The Ambition. Curt LeMay's fierce single-purpose first showed itself back in high school in Columbus, Ohio. Boyhood friends recalled that he paid girls little attention, preferred to spend his leisure building crystal "wireless" sets or prowling through the hills of southern Ohio with a gun and a bowie knife.

His one ambition even then was to fly for the Army. He tried to make West Point, but couldn't get a congressional appointment. So at Ohio State* he began an alternate route to flying. He busied himself in R.O.T.C., graduated (in 1928) to a National Guard summer camp with a reserve commission. In the fall he began training as a flying cadet at California's March Field.

LeMay loved flying (has since logged 7,000 hours), but he was no comic-strip fly boy. While his classmates swooped off for weekends in Los Angeles, he often hung back to take engines apart, work at machine guns, pore over weather charts and navigation logarithms. Result: after seven years in fighters, he was called from Hawaii to fly the first of the Army's Flying Fortresses because he was the rare Army airman who could find his way around with a navigator's sextant and chart. From then on his career was set as a big-plane man.

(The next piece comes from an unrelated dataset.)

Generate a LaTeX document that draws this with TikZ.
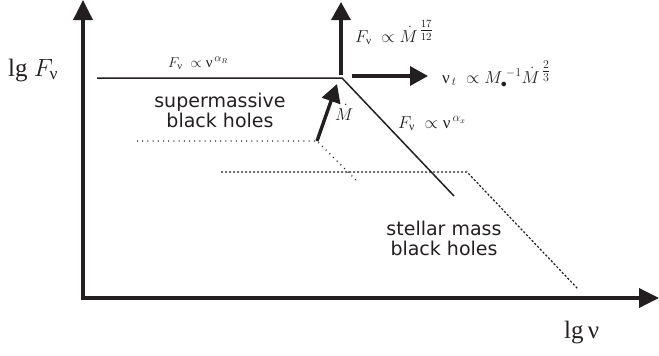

In World War II he became a legend —a brigadier general at 36, a major general six months later. In England, LeMay decided that too many of his B-17s were missing enemy targets because they zigzagged out of the way of heavy antiaircraft fire. He clamped a cigar in his jaw, led the next raid over Saint Nazaire, held his plane on course up to the bomb drop through murderous ack-ack for a grim seven minutes. Next day he issued a flat order: no more evasive action on the final bombing run. Plane damage went up, but results went up more.

In the Pacific, where he ran the 300-plane B-29 raids against Japan, he suddenly pulled the high-tailed bombers down from the clouds, took out their guns and gunners, and overloaded them with fire bombs to dump on Japan from low level. It was a risk that could have wrecked an air fleet and a career, but it caught the Japanese off guard, ripped Tokyo and three other industrial centers as devastatingly (over a period of ten days) as the atom bomb tore up Hiroshima.